▶ WHAT THE TASK ASKS
Find the lines holding "this" and copy them.

▶ SOURCE DATA
————

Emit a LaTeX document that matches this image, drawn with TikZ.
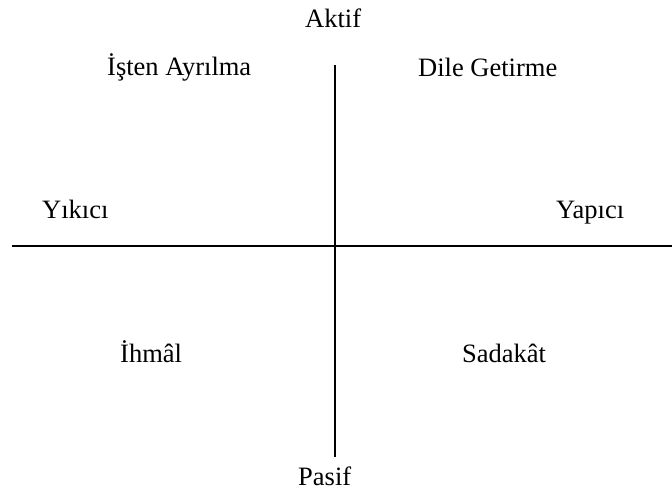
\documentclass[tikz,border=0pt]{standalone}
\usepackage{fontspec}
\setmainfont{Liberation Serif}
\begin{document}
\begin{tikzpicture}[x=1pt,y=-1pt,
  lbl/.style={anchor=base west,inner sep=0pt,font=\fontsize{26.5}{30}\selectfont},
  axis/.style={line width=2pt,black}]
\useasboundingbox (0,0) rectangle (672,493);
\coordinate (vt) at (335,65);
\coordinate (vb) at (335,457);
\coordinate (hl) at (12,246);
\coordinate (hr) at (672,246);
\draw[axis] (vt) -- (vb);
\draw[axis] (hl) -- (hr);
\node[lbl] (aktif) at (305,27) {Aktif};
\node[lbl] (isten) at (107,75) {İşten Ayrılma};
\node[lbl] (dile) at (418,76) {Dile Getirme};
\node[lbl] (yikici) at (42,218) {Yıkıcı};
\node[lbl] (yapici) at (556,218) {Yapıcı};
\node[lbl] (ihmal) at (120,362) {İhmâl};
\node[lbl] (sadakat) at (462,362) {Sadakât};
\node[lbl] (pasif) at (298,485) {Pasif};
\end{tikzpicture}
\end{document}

————

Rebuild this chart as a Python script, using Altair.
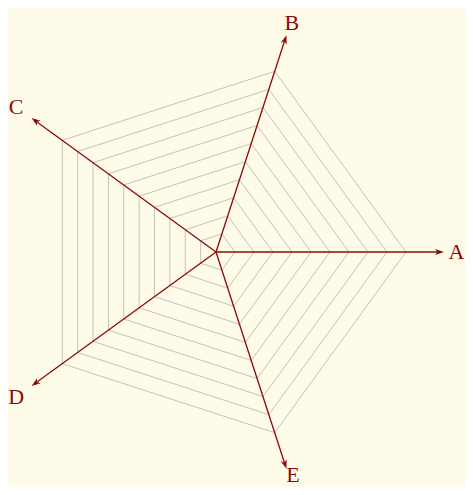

————

▶ REPLY
Emit a LaTeX document that matches this image, drawn with TikZ.
Rebuild this chart as a Python script, using Altair.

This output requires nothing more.